→ **What to produce**
Tally every line of the listing where the string "matplotlib" is found, and state the total alone.

→ **Stored data**
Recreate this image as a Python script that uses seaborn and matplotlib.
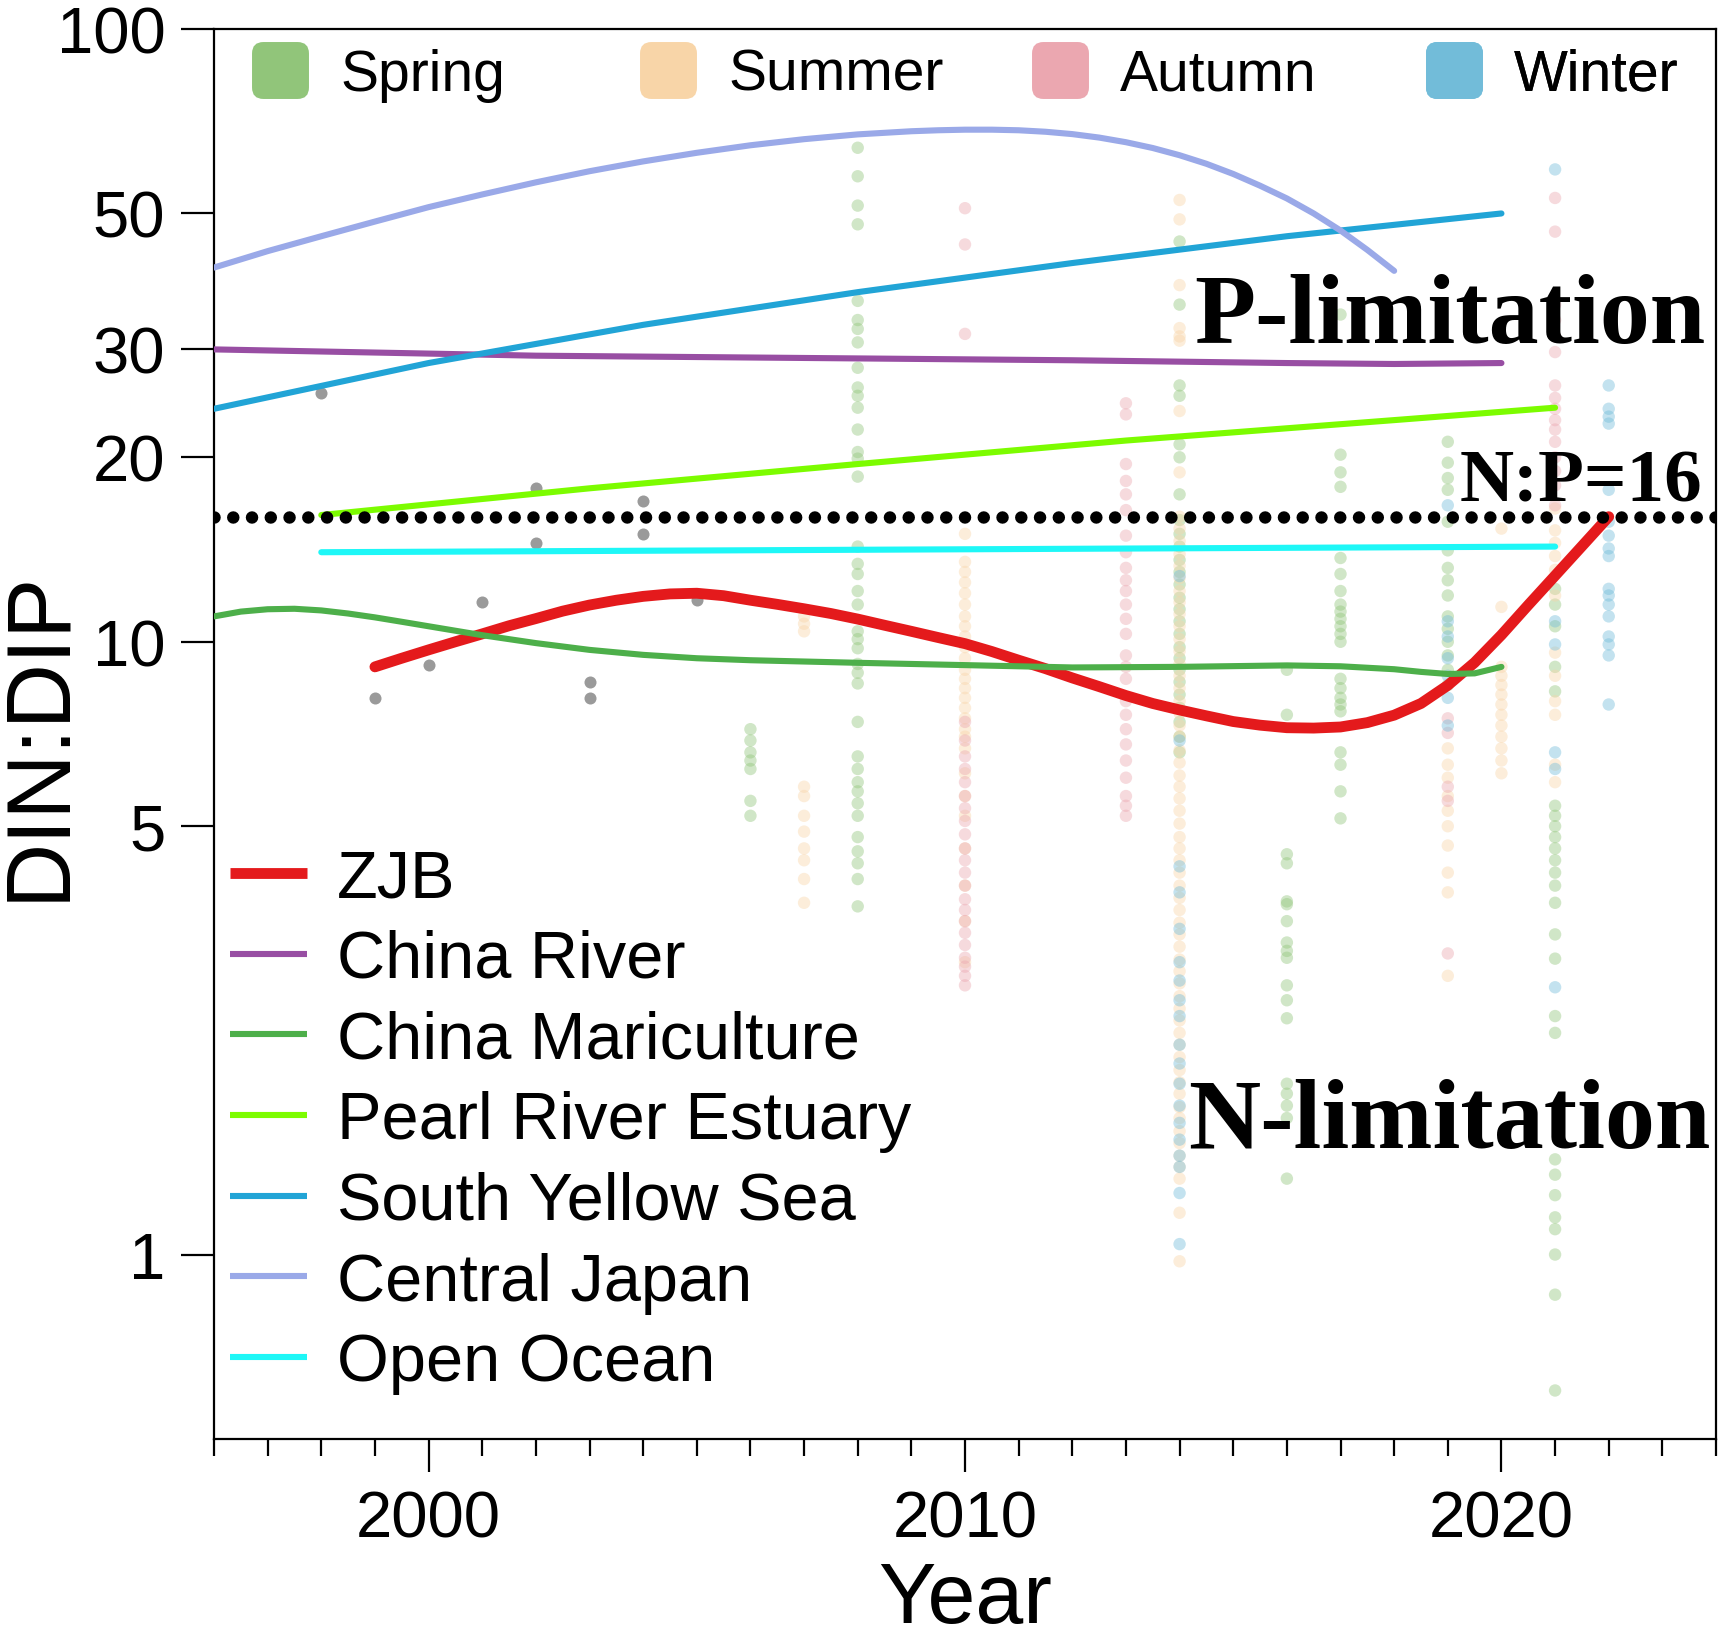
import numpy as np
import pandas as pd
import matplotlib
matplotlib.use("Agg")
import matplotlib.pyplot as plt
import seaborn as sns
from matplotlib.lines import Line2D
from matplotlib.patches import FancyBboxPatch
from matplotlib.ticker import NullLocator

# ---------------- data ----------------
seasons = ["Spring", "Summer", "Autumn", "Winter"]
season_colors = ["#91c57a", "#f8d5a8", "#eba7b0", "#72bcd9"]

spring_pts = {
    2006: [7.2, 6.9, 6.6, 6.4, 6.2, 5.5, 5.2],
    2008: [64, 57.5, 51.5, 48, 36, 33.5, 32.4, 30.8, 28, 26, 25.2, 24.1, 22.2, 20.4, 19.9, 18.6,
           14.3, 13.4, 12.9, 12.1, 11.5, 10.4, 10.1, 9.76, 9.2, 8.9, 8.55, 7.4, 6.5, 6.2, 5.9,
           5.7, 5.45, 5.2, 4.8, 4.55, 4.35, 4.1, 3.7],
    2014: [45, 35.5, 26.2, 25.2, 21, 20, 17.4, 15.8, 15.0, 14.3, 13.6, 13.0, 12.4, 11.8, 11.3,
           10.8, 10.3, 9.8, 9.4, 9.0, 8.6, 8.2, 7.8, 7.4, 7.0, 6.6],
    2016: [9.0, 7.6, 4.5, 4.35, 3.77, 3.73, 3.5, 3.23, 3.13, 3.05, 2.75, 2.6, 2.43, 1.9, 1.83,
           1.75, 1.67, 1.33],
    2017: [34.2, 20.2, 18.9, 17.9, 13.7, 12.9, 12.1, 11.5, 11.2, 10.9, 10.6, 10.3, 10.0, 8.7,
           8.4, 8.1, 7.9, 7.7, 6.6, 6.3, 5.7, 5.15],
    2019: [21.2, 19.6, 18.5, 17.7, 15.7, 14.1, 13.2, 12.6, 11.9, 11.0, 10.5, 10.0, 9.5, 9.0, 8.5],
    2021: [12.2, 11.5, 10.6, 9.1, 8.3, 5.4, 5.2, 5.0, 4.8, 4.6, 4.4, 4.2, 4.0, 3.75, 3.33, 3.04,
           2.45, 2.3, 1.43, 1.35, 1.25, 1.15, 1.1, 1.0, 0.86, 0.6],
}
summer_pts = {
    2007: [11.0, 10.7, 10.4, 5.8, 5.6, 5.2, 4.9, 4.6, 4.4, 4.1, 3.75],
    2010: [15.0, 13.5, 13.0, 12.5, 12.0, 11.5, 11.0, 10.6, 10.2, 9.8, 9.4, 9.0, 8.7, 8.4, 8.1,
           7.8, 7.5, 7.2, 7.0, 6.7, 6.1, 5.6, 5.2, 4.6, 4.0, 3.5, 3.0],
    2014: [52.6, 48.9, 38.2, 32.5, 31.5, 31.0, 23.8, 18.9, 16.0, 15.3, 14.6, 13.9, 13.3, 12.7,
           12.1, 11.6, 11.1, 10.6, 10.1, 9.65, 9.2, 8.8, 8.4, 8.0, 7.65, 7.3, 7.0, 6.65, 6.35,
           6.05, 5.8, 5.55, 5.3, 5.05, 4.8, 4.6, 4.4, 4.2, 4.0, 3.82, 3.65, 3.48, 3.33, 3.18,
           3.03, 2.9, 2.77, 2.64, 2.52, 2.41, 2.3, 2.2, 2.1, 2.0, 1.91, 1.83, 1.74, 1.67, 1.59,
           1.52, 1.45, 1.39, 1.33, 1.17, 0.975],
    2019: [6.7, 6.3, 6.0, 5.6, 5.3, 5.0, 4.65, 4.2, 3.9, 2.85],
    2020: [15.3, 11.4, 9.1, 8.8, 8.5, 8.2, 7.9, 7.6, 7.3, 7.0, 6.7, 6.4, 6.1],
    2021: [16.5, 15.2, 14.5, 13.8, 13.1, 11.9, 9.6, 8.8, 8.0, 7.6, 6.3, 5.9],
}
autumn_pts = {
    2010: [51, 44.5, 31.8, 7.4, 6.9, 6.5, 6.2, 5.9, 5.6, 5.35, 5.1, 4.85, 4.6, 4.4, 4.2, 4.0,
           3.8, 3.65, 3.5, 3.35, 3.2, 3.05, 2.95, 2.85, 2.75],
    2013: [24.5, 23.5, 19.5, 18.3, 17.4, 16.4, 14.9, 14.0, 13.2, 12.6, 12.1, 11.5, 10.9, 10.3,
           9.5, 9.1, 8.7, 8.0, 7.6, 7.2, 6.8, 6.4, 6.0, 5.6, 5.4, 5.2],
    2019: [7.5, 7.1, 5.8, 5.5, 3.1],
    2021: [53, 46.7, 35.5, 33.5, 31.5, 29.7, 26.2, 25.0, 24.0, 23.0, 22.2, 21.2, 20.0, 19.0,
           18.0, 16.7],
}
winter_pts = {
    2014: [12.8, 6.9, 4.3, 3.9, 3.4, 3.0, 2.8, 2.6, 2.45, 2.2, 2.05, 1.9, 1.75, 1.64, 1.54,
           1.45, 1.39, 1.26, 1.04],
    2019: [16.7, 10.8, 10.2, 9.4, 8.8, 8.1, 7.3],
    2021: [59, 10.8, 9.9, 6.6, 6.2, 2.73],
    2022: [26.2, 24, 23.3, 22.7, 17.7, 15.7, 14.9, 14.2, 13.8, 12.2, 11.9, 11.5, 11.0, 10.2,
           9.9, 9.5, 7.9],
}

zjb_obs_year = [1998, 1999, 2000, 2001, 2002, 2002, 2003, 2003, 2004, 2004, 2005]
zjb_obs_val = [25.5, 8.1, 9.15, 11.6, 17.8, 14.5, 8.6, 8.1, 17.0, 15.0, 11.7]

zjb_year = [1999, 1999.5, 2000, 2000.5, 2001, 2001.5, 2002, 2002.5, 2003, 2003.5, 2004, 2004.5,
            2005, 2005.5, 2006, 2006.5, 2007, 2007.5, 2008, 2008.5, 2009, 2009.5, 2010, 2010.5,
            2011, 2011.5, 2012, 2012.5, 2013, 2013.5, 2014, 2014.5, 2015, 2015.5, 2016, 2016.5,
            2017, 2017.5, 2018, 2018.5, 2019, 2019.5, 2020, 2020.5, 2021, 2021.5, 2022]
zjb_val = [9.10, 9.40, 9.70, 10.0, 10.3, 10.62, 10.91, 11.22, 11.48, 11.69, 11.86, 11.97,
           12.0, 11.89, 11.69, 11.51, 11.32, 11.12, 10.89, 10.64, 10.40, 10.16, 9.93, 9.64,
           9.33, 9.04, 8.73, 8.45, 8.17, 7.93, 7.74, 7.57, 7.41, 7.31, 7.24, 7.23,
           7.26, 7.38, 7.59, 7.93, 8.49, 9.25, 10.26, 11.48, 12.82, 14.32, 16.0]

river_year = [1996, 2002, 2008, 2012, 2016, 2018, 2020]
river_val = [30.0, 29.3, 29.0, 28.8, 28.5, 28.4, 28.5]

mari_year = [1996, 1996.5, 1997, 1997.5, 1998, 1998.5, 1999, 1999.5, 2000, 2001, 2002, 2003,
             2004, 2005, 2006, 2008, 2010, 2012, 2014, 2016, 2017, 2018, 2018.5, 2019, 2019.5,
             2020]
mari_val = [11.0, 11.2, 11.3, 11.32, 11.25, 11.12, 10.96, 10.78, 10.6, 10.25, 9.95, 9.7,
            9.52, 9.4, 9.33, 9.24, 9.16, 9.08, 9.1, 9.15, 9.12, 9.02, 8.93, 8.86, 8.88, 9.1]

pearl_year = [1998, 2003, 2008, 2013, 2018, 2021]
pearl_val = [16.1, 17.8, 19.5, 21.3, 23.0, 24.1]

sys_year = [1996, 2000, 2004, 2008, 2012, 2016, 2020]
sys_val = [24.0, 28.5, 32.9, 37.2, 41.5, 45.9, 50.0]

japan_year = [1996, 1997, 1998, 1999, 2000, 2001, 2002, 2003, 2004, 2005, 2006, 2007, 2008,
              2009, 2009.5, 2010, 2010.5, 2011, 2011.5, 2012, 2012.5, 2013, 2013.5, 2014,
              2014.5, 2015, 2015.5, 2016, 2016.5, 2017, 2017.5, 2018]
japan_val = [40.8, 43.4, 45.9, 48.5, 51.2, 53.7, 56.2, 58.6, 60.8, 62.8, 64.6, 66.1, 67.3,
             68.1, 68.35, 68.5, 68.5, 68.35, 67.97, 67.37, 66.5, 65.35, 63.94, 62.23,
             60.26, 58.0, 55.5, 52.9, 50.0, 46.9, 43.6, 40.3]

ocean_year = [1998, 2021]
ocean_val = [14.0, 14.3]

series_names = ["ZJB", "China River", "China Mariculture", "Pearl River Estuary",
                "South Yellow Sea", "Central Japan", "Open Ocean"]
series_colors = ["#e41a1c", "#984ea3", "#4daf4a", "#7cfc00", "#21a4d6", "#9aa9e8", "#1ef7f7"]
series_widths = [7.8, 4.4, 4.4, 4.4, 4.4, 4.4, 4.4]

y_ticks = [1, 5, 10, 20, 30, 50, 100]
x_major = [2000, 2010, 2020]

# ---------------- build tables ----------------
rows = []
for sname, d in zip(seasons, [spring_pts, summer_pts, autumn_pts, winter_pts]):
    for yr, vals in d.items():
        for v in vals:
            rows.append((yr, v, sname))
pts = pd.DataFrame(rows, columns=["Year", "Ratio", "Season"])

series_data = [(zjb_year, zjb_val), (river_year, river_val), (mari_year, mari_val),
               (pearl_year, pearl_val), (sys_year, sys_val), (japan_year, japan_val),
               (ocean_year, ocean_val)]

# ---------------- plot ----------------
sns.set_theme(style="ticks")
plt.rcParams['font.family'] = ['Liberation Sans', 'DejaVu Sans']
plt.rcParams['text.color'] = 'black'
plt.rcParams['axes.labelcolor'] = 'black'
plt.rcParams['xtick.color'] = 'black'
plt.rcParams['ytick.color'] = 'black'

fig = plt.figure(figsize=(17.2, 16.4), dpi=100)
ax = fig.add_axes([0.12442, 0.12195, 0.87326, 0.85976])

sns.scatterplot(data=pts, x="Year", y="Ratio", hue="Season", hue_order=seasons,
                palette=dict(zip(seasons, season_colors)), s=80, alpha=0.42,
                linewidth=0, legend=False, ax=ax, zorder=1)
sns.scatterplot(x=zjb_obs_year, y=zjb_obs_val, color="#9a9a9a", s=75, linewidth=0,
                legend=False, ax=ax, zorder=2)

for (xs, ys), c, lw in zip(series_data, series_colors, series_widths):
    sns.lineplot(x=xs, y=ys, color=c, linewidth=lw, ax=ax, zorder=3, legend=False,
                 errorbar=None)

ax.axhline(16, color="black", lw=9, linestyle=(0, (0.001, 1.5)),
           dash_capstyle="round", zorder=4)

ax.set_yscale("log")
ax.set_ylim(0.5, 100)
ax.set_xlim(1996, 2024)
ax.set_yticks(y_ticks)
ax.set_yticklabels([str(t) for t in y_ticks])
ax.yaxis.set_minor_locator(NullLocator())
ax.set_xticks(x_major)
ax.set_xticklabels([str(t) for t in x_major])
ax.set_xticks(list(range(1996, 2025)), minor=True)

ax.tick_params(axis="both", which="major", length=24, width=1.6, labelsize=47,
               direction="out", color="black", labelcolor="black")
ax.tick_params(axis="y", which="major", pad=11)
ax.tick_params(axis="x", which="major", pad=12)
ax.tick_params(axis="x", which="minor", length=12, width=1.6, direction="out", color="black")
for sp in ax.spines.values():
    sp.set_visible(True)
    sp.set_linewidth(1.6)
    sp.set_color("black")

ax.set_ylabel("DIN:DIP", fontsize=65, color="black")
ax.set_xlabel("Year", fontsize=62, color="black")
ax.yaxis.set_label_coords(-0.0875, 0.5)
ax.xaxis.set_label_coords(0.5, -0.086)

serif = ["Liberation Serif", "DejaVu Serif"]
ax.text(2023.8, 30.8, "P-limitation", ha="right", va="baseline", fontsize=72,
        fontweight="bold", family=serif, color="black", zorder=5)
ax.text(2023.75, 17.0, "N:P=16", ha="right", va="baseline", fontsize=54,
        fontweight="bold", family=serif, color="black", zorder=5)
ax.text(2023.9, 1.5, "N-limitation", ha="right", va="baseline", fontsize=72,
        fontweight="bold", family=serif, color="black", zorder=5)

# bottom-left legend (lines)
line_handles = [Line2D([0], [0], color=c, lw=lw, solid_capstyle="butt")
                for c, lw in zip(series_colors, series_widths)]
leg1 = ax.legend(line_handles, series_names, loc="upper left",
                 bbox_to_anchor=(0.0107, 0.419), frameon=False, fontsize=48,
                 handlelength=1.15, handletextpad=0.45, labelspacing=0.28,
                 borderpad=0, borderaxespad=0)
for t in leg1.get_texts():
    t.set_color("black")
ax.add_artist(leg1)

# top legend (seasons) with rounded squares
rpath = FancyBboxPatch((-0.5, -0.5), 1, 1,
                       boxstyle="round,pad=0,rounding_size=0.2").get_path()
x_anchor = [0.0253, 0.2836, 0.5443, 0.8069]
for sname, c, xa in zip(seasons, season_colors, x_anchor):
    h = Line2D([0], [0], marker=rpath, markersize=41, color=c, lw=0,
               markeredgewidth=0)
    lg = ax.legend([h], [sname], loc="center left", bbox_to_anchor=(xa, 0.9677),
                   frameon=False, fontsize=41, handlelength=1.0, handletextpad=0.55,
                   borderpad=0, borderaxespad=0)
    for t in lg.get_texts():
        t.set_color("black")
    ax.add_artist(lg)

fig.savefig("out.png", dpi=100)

→ **Correct response**
7